JD stared at him, that open-mouthed look of realization. "Damn. So you think he was afraid this guy was gonna jump him in some alley, like the other time?"

"Maybe. I don't know. Point is, you can't kill a man for what you fear he'll do later. What else you got?"

"Oh!" Fumbling in a vest pocket, JD pulled out a folded piece of paper. "Not a lot. The dead man is Lew Yarbrough of Licking Creek, Tennessee, according to the hotel register. Paid for two nights in advance, with cash. He had left on him sixty-three dollars and seventeen cents, no large bills, and uh, a letter addressed to him from one John Frame of Boone Station, Tennessee. Just personal stuff, sounds like he knew about Yarbrough's trip West, but don't say what it was for."

"Is Frame a relative?"

"No, or at least it's don't really say. It's just signed, 'faithfully yours, John Frame.' And there's a couple receipts from bank drafts, small amounts, also with Yarbrough's name, but they look like things he's been carrying around for ages. That's about all, other than personal stuff, clothes and shavin' kit and all. It's all listed here." JD made a face, as he pushed the paper over to Chris. "Next time, let someone else go through a dead guy's things. That felt too spooky. Like he was gonna walk in and grab my shoulder with his cold, dead hand, or something."

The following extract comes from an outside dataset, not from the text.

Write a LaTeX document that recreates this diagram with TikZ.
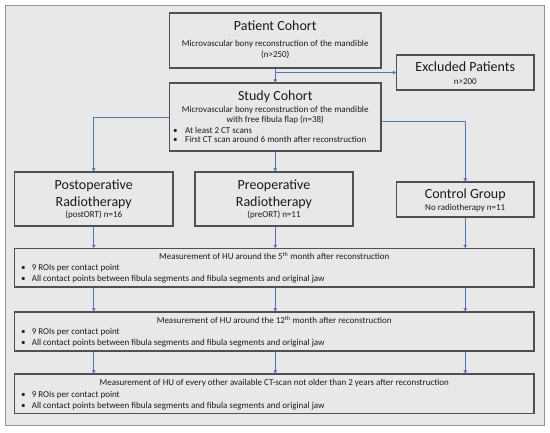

Chris surprised himself by chuckling, as he folded the paper and pocketed it. "Sat up reading that Dr. Frankenstein story again, huh?"

"No." A rueful grin eased the younger man's tired face. "But I might as well have."

"Well, get some coffee and breakfast, looks like we got some investigatin' to do. If Sam won't talk, we may end up contacting this John Frame, just to get a line on any family or whatever."

"He did what?"

"Good lord!"

Buck and Ezra's twin looks of astonishment greeted Larabee's recital of the night's events. Leaning against his saddle rack with his hat in hand, Buck could only shake his head. The two of them had barely gotten their saddles pulled, when Chris came in with that look of doom on his face. In the sweet hay-scented dimness of their stable, his sparse words painted a stark picture.

"I'd a never guessed that of the kid," Buck said heavily. "Hell, there's gotta be more to this than meets the eye! I mean, he's a tough lil' shit, but he's got a good heart. He works like a mule, and you seen how he tried to defend Inez."

"Could be he's got a hair-trigger, too," Chris replied.

"For God's sake, Chris! Do you gotta be the Devil's advocate about everything?"

"It's our job to look at all sides, Buck. And that man was in no way endangering that boy, when he chose to take his life."

"Well, you just said he laid a hand on him -."

"The back of an open hand, and it was not -." Chris found himself floundering for a description. "Not a blow. Something else."

"Like what else?"

Chris scowled, then that little devil that Buck always raised in him woke up. He stepped over to offer the same, languid touch - and Buck almost brained himself on an overhead shelf.

"Geezus, Chris! That's disgusting!" Then the tall man's dark brows drew down like a squall line. "Maybe this guy was one of them . . . them . . . C'mon, Ezra!"

"Pervert?" As always, Ezra tried hard to remain invisible, when it came to sparring between Buck and Chris Larabee. A man ran less risk standing between two oncoming trains.

"Yeah, them fellas that like little boys. Maybe that's what Sam was runnin' from."

"Could be." Larabee nodded. "Which is what we have to find out. Sam still ain't talking, though, so this may take a while to sort out."

"And meanwhile the poor kid is sittin' in that stinkin' jail."

"Got a better idea?"

"No." Buck's face fell, and he sighed deeply. "Have you heard back from Judge Travis?"

"Yep. He'll be down in a few days. Said he'll wire ahead, and meanwhile, we've got to get statements from the witnesses, and find out where they'll be, when he sets a hearing date."

"I guess it'll likely come to trial, won't it?"

"Unless Sam pleads guilty from the get-go, you can count on it."